(Entries with chart source code)
====

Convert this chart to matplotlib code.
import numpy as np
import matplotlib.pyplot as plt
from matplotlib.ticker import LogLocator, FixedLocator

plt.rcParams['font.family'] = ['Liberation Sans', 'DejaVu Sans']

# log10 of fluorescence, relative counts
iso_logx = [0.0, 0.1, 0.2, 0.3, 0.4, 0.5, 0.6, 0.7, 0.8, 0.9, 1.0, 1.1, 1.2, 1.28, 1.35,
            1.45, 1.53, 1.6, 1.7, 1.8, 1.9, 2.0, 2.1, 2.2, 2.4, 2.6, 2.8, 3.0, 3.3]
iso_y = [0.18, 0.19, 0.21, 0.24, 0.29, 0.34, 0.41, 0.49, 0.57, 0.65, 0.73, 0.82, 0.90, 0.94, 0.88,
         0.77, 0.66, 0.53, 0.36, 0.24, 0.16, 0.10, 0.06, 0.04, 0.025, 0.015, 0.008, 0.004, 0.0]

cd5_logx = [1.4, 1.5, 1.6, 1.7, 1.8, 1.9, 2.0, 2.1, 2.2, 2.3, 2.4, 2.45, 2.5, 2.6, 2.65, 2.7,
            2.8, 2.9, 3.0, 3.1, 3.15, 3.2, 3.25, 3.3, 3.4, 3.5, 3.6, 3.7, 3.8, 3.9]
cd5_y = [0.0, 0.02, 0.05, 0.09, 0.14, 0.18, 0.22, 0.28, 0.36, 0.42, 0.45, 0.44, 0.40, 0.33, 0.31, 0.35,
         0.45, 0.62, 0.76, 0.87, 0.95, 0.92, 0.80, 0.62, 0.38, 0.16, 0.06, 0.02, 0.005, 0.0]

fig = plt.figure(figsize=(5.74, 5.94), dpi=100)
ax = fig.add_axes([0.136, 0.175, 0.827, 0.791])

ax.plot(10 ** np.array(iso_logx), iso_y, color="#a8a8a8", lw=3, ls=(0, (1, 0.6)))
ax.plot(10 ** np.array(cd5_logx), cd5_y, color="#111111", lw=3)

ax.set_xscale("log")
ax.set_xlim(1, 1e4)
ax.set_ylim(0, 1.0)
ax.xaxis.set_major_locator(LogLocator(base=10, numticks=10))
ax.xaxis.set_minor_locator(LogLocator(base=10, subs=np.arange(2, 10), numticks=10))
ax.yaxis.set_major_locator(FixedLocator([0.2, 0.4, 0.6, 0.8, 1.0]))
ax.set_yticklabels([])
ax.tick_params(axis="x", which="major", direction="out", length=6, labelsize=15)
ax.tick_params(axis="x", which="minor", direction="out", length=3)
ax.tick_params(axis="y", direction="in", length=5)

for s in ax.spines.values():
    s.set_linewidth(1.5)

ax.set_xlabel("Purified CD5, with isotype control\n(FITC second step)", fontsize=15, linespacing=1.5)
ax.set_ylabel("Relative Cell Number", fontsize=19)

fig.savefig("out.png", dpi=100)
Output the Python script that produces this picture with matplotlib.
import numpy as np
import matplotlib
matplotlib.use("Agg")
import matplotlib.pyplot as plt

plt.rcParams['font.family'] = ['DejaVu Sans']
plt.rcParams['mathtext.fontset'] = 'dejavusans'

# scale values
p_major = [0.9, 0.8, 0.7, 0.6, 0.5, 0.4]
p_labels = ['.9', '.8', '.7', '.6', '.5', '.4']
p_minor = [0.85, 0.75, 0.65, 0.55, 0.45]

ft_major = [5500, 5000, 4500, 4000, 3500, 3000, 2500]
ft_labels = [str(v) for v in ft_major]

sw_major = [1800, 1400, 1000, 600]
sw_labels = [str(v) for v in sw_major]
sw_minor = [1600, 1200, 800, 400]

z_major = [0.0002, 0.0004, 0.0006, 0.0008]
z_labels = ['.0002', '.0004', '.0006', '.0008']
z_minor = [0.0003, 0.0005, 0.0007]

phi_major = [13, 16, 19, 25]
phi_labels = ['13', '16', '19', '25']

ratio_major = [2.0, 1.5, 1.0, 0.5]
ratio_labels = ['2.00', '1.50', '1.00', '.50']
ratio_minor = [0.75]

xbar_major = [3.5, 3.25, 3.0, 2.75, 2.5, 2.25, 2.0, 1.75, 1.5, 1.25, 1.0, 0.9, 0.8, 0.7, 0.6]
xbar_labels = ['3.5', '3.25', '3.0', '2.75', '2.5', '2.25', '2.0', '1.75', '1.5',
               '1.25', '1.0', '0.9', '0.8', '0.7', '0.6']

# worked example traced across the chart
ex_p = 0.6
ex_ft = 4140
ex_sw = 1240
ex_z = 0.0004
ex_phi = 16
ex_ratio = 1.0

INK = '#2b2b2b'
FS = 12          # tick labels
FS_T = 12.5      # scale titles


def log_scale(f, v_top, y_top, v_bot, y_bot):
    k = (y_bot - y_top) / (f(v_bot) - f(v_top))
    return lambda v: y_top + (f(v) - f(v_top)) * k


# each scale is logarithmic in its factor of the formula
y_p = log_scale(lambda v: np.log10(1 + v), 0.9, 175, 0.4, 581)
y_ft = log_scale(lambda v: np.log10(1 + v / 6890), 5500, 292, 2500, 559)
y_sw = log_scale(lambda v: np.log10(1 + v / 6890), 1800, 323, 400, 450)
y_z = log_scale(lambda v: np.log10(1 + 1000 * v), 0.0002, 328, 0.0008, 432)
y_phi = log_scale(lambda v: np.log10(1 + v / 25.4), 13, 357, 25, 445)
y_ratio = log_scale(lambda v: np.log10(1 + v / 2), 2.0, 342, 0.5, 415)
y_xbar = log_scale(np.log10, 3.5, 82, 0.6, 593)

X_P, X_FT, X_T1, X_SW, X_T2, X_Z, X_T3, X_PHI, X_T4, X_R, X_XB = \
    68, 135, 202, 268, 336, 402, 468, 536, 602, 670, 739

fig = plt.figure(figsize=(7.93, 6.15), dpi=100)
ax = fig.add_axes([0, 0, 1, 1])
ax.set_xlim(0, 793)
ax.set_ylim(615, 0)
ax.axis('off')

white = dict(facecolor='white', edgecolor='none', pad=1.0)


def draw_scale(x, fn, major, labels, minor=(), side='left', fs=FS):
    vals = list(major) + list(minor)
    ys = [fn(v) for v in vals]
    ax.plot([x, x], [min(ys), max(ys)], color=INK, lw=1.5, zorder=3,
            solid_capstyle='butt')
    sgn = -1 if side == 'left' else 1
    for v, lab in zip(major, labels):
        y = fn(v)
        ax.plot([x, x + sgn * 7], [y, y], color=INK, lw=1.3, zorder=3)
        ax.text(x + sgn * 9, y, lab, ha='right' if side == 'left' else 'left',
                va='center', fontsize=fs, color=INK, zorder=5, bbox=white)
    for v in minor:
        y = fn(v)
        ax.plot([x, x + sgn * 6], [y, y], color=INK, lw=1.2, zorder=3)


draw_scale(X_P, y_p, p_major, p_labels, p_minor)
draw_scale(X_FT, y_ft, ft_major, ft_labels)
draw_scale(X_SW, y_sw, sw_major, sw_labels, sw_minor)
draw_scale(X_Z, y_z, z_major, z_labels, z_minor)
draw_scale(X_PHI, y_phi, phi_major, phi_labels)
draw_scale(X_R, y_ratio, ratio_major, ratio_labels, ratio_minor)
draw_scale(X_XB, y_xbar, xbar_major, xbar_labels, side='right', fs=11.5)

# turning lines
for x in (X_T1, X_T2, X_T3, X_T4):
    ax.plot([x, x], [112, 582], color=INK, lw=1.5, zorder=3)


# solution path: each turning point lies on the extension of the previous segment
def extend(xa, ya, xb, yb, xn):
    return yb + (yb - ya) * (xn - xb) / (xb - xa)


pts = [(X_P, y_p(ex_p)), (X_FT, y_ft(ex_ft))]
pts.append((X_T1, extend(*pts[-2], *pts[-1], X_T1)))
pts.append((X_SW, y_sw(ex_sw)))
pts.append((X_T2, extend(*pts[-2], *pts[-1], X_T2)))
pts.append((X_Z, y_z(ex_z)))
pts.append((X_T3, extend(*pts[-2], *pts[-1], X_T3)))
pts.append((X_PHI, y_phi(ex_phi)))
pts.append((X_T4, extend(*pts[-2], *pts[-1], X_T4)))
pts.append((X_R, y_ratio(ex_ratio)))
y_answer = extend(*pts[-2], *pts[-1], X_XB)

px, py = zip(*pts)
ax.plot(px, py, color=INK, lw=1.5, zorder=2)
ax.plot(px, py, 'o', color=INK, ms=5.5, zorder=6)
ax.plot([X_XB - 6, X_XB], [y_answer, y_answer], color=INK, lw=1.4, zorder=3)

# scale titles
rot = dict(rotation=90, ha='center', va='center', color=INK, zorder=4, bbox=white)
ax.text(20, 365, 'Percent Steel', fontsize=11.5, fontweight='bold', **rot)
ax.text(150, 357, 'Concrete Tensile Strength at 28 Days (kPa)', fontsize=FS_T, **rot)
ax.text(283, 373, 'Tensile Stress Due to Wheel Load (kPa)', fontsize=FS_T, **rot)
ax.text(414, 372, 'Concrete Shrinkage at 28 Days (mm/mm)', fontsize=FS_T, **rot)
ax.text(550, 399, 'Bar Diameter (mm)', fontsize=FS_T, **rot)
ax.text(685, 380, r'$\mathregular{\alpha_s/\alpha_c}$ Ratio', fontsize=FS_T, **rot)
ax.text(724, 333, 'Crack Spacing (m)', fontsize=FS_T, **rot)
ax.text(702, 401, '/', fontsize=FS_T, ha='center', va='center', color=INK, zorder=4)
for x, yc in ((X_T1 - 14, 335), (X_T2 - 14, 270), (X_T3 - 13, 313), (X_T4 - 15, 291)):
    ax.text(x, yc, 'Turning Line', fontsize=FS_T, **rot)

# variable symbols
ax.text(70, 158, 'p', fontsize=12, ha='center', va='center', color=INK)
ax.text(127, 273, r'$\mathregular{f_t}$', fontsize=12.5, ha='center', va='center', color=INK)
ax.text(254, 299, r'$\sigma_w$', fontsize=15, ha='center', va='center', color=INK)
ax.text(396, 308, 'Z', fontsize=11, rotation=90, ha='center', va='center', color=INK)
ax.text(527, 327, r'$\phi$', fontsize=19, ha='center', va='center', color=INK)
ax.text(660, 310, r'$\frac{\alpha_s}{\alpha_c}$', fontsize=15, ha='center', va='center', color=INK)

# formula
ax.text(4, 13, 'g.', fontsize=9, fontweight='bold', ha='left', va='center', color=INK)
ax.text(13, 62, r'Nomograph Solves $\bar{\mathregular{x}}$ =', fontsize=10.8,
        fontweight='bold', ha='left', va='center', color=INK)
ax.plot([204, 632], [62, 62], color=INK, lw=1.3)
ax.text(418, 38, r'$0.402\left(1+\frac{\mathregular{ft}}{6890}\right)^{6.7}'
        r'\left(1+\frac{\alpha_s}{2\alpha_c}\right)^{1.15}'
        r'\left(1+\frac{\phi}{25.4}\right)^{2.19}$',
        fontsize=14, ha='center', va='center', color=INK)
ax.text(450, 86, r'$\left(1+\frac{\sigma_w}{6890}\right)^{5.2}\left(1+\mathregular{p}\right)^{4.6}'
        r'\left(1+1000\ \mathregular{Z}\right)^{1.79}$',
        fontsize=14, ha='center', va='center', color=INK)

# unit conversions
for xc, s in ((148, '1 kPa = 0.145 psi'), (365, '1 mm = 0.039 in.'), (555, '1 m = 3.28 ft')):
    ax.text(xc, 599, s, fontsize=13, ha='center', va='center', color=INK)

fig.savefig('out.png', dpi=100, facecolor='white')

====

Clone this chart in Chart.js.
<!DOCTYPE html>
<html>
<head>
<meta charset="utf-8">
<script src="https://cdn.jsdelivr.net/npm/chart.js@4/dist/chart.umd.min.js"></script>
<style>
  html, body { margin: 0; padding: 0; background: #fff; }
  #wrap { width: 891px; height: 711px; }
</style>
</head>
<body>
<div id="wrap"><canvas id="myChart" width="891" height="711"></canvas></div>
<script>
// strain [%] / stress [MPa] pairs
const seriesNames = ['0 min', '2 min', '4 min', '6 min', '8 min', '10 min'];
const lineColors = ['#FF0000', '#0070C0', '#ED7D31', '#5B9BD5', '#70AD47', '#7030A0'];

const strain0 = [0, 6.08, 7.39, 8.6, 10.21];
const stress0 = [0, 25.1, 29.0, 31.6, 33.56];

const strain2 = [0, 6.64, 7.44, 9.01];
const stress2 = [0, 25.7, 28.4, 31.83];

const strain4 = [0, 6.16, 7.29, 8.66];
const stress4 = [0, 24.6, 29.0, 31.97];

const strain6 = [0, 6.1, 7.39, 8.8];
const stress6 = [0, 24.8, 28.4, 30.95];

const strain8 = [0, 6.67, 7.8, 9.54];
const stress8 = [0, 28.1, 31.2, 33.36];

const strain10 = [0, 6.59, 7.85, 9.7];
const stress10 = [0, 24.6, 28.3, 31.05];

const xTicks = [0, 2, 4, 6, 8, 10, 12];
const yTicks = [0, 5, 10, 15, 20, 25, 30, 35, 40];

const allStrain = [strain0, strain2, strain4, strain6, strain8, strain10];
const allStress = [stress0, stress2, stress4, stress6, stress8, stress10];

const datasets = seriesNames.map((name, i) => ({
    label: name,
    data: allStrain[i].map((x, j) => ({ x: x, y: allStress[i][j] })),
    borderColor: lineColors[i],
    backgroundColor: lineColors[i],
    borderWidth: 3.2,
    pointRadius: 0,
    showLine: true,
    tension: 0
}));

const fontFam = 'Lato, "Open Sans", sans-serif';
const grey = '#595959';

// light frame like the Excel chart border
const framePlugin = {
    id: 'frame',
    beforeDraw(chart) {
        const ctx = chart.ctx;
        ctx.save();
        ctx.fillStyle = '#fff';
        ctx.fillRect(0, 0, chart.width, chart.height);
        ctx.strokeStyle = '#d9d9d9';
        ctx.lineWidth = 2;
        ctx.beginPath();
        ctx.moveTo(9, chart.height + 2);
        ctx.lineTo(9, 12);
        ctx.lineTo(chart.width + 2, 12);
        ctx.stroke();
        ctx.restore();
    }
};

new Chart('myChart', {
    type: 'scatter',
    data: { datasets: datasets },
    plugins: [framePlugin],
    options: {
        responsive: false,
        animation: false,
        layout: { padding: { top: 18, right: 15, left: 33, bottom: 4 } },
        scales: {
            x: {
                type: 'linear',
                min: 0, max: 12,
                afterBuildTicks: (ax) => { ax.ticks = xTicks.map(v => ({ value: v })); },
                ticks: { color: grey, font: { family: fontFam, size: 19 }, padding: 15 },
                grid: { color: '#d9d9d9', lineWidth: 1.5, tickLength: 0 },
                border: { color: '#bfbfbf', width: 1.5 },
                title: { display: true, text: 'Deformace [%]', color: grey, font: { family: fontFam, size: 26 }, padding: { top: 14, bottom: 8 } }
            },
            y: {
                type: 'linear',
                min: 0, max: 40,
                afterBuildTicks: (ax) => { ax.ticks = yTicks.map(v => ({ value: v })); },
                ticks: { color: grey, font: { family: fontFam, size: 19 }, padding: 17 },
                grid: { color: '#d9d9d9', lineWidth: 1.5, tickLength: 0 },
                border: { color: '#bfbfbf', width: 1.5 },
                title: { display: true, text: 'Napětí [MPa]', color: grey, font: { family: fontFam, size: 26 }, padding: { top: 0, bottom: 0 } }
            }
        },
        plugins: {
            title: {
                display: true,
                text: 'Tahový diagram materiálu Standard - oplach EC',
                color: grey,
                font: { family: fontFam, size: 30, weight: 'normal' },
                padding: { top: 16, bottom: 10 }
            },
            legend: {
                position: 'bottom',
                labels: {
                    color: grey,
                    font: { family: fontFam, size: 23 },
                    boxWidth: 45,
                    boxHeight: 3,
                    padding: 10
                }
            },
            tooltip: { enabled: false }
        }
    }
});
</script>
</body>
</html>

====

OBJECTIVE: Transcribe the lines beginning at the one that contains "Clone this chart in Chart.js." and ending at the one that contains "const stress0 = [0, 25.1, 29.0, 31.6, 33.56];", with nothing added or left out.

WRITTEN ANSWER:
Clone this chart in Chart.js.
<!DOCTYPE html>
<html>
<head>
<meta charset="utf-8">
<script src="https://cdn.jsdelivr.net/npm/chart.js@4/dist/chart.umd.min.js"></script>
<style>
  html, body { margin: 0; padding: 0; background: #fff; }
  #wrap { width: 891px; height: 711px; }
</style>
</head>
<body>
<div id="wrap"><canvas id="myChart" width="891" height="711"></canvas></div>
<script>
// strain [%] / stress [MPa] pairs
const seriesNames = ['0 min', '2 min', '4 min', '6 min', '8 min', '10 min'];
const lineColors = ['#FF0000', '#0070C0', '#ED7D31', '#5B9BD5', '#70AD47', '#7030A0'];

const strain0 = [0, 6.08, 7.39, 8.6, 10.21];
const stress0 = [0, 25.1, 29.0, 31.6, 33.56];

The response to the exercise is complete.